Data block:

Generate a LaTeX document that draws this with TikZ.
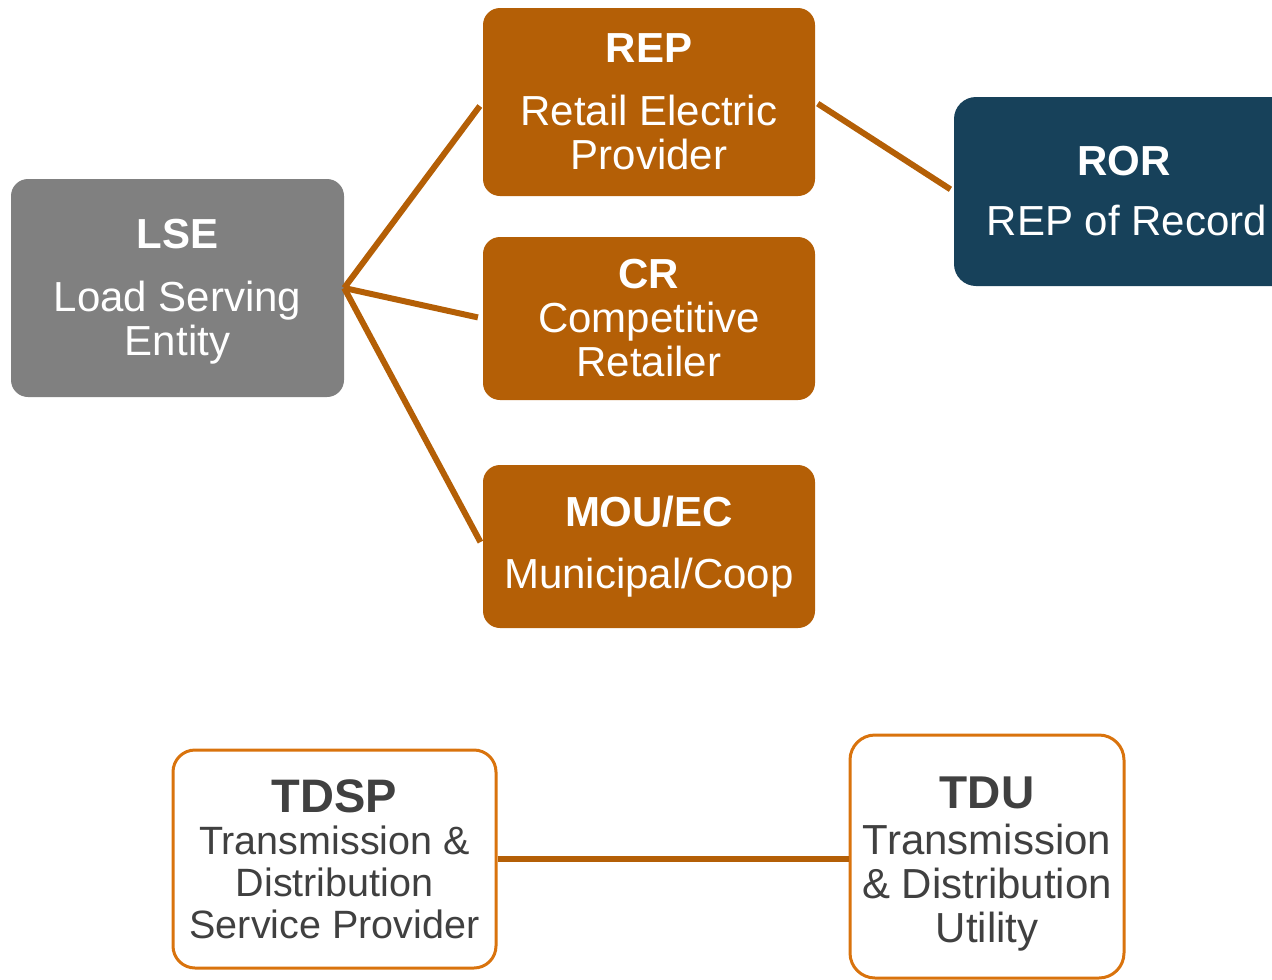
\documentclass[tikz,border=0pt]{standalone}
\usepackage{fontspec}
\setmainfont{Liberation Sans}
\usetikzlibrary{calc}
\definecolor{rust}{HTML}{B45F06}
\definecolor{ltorange}{HTML}{D9730D}
\definecolor{slate}{HTML}{808080}
\definecolor{navy}{HTML}{17415A}
\definecolor{ink}{HTML}{404040}
\tikzset{
  x=1pt, y=-1pt,
  filledbox/.style={rectangle, rounded corners=17pt, inner sep=0pt,
    align=center, text=white, font=\fontsize{42}{44}\selectfont},
  outlinebox/.style={rectangle, rounded corners=22pt, inner sep=0pt,
    draw=ltorange, line width=3pt, fill=white, align=center, text=ink},
  link/.style={draw=rust, line width=6pt, shorten >=5pt},
}
\begin{document}
\begin{tikzpicture}
\useasboundingbox (0,0) rectangle (1272,980);

% upper group: load serving entity and its kinds
\node[filledbox, fill=slate, minimum width=333, minimum height=218] (lse) at (177.5,288)
  {\rule{0pt}{36pt}\textbf{LSE}\\[19pt]Load Serving\\Entity};
\node[filledbox, fill=rust, minimum width=332, minimum height=188] (rep) at (649,102)
  {\textbf{REP}\\[19pt]Retail Electric\\Provider};
\node[filledbox, fill=rust, minimum width=332, minimum height=163] (cr) at (649,318.5)
  {\textbf{CR}\\Competitive\\Retailer};
\node[filledbox, fill=rust, minimum width=332, minimum height=163] (mou) at (649,546.5)
  {\textbf{MOU/EC}\\[18pt]Municipal/Coop};
\node[filledbox, fill=navy, rounded corners=22pt, minimum width=340, minimum height=189] (ror) at (1124,191.5)
  {\textbf{ROR}\\[16pt]\hspace*{6pt}REP of Record};

\draw[link] (lse.east) -- (rep.west);
\draw[link] (lse.east) -- (cr.west);
\draw[link] (lse.east) -- (mou.west);
\draw[link, shorten <=3pt, shorten >=4pt] (rep.east) -- (ror.west);

% lower group: wires companies
\node[outlinebox, minimum width=323, minimum height=218,
      font=\fontsize{39.5}{42}\selectfont] (tdsp) at (334.5,859)
  {{\fontsize{47}{47}\selectfont\bfseries TDSP}\\[0pt]
   Transmission \&\\Distribution\\Service Provider};
\node[outlinebox, rounded corners=25pt, minimum width=274, minimum height=243,
      font=\fontsize{42}{44}\selectfont] (tdu) at (987,856.5)
  {\rule{0pt}{46pt}{\fontsize{46}{46}\selectfont\bfseries TDU}\\[2pt]
   Transmission\\\& Distribution\\Utility};

\draw[link, shorten >=0pt] (tdsp.east) -- (tdsp.east -| tdu.west);
\end{tikzpicture}
\end{document}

Set task:
Repeat the listing above exactly from its first line to the line containing "(0,0) rectangle (1272,980);", both included, and omit the pictures.

Right answer:
Generate a LaTeX document that draws this with TikZ.
\documentclass[tikz,border=0pt]{standalone}
\usepackage{fontspec}
\setmainfont{Liberation Sans}
\usetikzlibrary{calc}
\definecolor{rust}{HTML}{B45F06}
\definecolor{ltorange}{HTML}{D9730D}
\definecolor{slate}{HTML}{808080}
\definecolor{navy}{HTML}{17415A}
\definecolor{ink}{HTML}{404040}
\tikzset{
  x=1pt, y=-1pt,
  filledbox/.style={rectangle, rounded corners=17pt, inner sep=0pt,
    align=center, text=white, font=\fontsize{42}{44}\selectfont},
  outlinebox/.style={rectangle, rounded corners=22pt, inner sep=0pt,
    draw=ltorange, line width=3pt, fill=white, align=center, text=ink},
  link/.style={draw=rust, line width=6pt, shorten >=5pt},
}
\begin{document}
\begin{tikzpicture}
\useasboundingbox (0,0) rectangle (1272,980);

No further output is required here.